Nigeria: An Independent Nation in Need of Liberation

Nigeria has celebrated yet another Independence Day. As everyone and every organisation sent out their flyers with pictures of the green and white flag flying high and proud, I sat and imagined the perspective of a seventy-year-old man on all of this.

He must have been there, a starry-eyed young lad, as the nation officially gained independence from the British colonisers. He must have witnessed the birth of a country with its name, its flag, its coat of arms, and its freedom.




As a teenager, he must have lived through the country’s golden age. He must have marvelled at Cocoa House, built from the revenue of Nigeria’s thriving agricultural exports. He must have watched as the discovery of oil toppled everything over.
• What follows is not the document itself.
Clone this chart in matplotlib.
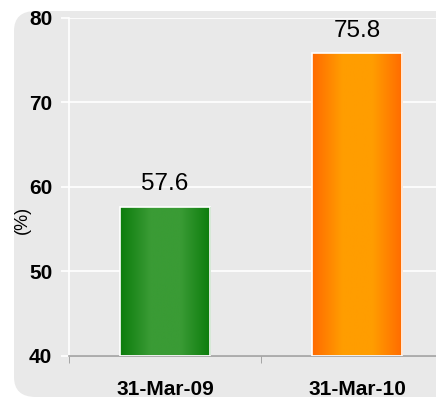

He must have seen the time when a good income, a house, and a nice car were almost guaranteed for every graduate; when people stood tall and proud and happily called themselves citizens of this nation.

He must have witnessed the transfer of power from military rulers to elected politicians. He must have been there when Nigerians almost unanimously elected MKO Abiola as president. He must have seen the oppression that followed.

He has witnessed what the lust for power and greed for wealth has done to this country. He has watched as what was once a promised land almost tore itself apart in the Biafran war.

He has seen generation after generation fall for empty promises by politicians. He has seen how the populace has been disappointed time and again.

He has watched as parents went from allowing their children to play outside until dusk to guarding them ferociously and praying endlessly for their safety from kidnappers, child molesters, and ritualists.

He heard, decades ago, parents advising their children to study medicine, law, or engineering because they were keys to wealth. Today, he watches everyone scramble for any opportunity to leave the country and work abroad.

He has seen youths go from honest labour, tilling farmlands, to demanding outrageous ransoms for the release of kidnapped victims.

He has seen a future that once shone so bright grow dimmer and dimmer.

Now, in his twilight years, he sits in his chair, rocking back and forth. He wonders if there is any light left to see.

And to that I say: yes. This country is not beyond saving. But we must all play our part to be better citizens and better people.

Allah says in the Qur’an: 

“Verily, Allah will not change the (good) condition of a people as long as they do not change their state (of goodness) themselves (by committing sins and by being ungrateful and disobedient to Allah).” 

[Al-Ra’d 13:11]

May Allah make Nigeria a land of peace and security, and bless us all.